-- begin Data to use --

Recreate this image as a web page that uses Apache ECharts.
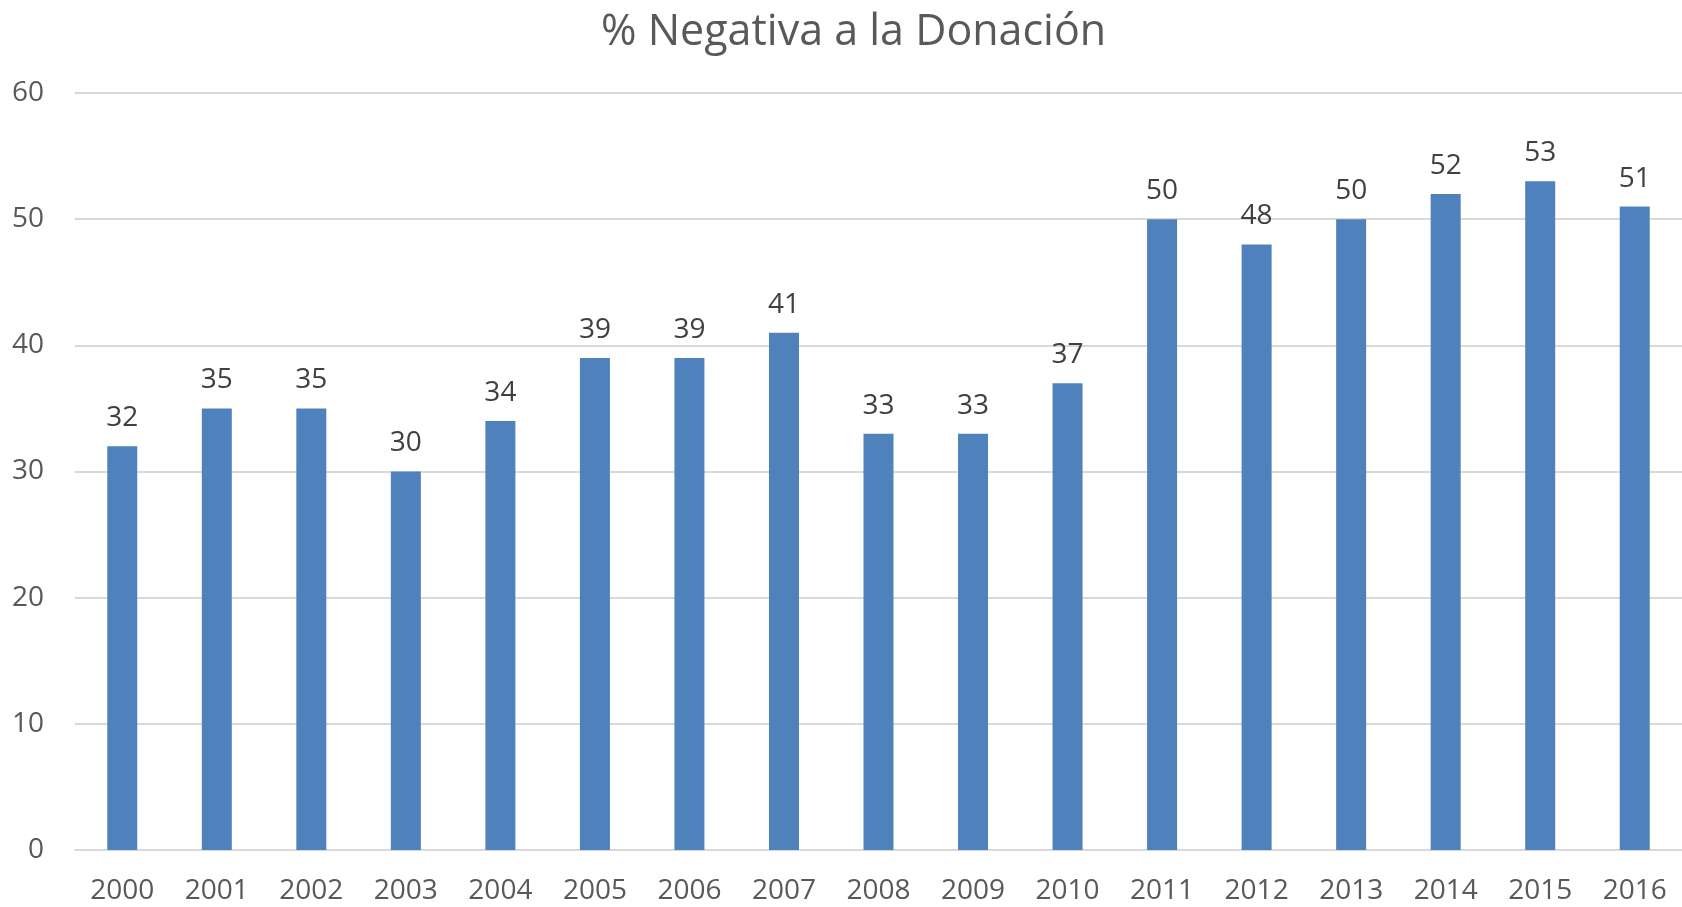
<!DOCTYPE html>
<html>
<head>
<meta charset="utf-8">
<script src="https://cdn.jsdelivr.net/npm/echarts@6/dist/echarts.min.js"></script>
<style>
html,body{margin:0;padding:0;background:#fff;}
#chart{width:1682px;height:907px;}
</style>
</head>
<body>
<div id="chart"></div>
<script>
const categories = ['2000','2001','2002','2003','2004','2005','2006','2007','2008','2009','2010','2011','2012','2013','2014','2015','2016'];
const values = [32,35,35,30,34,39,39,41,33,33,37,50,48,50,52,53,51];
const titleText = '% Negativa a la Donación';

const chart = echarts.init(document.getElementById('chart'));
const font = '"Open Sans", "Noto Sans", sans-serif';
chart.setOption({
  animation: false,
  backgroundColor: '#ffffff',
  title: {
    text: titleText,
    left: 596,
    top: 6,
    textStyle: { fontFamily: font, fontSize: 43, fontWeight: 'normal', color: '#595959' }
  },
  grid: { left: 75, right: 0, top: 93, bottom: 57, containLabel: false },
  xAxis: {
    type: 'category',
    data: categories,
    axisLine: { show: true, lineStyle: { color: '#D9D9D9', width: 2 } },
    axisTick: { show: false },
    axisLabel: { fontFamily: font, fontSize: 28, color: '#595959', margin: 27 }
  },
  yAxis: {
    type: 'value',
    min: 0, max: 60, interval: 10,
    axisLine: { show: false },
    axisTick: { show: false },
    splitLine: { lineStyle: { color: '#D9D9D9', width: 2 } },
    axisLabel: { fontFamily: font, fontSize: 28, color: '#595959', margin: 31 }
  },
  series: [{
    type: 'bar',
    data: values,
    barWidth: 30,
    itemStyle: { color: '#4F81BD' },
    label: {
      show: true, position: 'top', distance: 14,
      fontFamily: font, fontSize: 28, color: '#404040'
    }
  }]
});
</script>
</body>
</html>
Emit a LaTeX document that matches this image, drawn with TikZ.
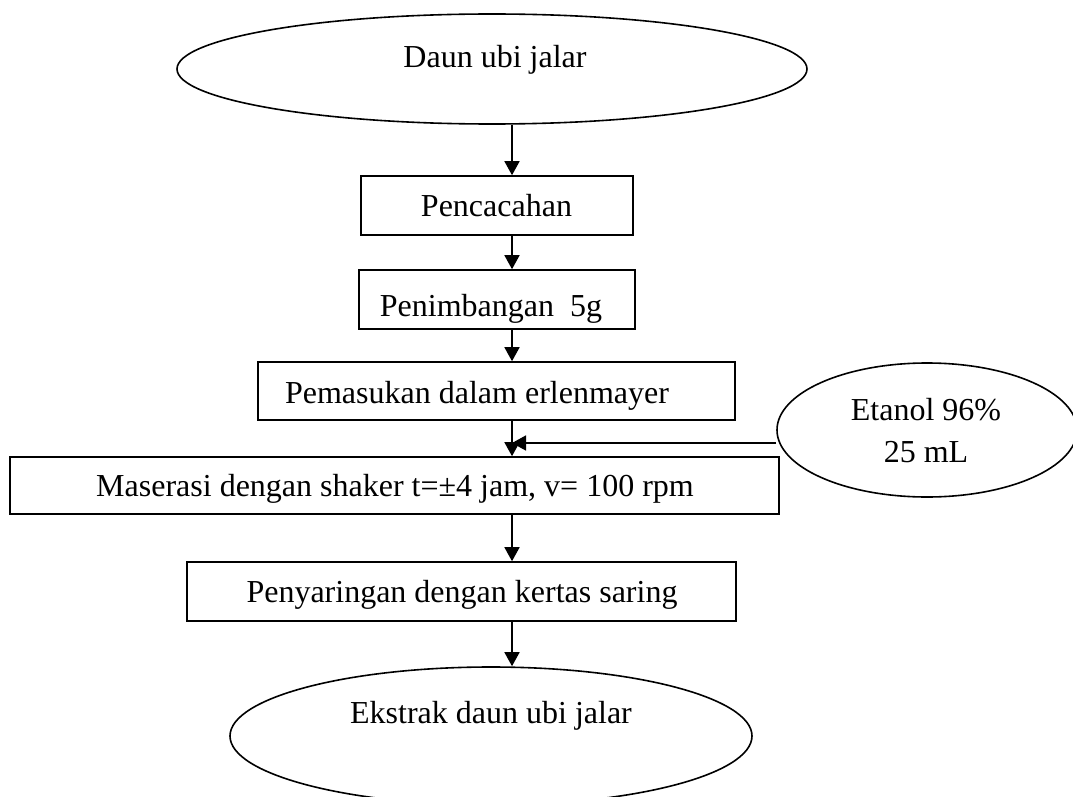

-- end Data to use --

(Problem to solve):
Reproduce every line exactly and omit all pictures.

(Exercise answer):
Recreate this image as a web page that uses Apache ECharts.
<!DOCTYPE html>
<html>
<head>
<meta charset="utf-8">
<script src="https://cdn.jsdelivr.net/npm/echarts@6/dist/echarts.min.js"></script>
<style>
html,body{margin:0;padding:0;background:#fff;}
#chart{width:1682px;height:907px;}
</style>
</head>
<body>
<div id="chart"></div>
<script>
const categories = ['2000','2001','2002','2003','2004','2005','2006','2007','2008','2009','2010','2011','2012','2013','2014','2015','2016'];
const values = [32,35,35,30,34,39,39,41,33,33,37,50,48,50,52,53,51];
const titleText = '% Negativa a la Donación';

const chart = echarts.init(document.getElementById('chart'));
const font = '"Open Sans", "Noto Sans", sans-serif';
chart.setOption({
  animation: false,
  backgroundColor: '#ffffff',
  title: {
    text: titleText,
    left: 596,
    top: 6,
    textStyle: { fontFamily: font, fontSize: 43, fontWeight: 'normal', color: '#595959' }
  },
  grid: { left: 75, right: 0, top: 93, bottom: 57, containLabel: false },
  xAxis: {
    type: 'category',
    data: categories,
    axisLine: { show: true, lineStyle: { color: '#D9D9D9', width: 2 } },
    axisTick: { show: false },
    axisLabel: { fontFamily: font, fontSize: 28, color: '#595959', margin: 27 }
  },
  yAxis: {
    type: 'value',
    min: 0, max: 60, interval: 10,
    axisLine: { show: false },
    axisTick: { show: false },
    splitLine: { lineStyle: { color: '#D9D9D9', width: 2 } },
    axisLabel: { fontFamily: font, fontSize: 28, color: '#595959', margin: 31 }
  },
  series: [{
    type: 'bar',
    data: values,
    barWidth: 30,
    itemStyle: { color: '#4F81BD' },
    label: {
      show: true, position: 'top', distance: 14,
      fontFamily: font, fontSize: 28, color: '#404040'
    }
  }]
});
</script>
</body>
</html>
Emit a LaTeX document that matches this image, drawn with TikZ.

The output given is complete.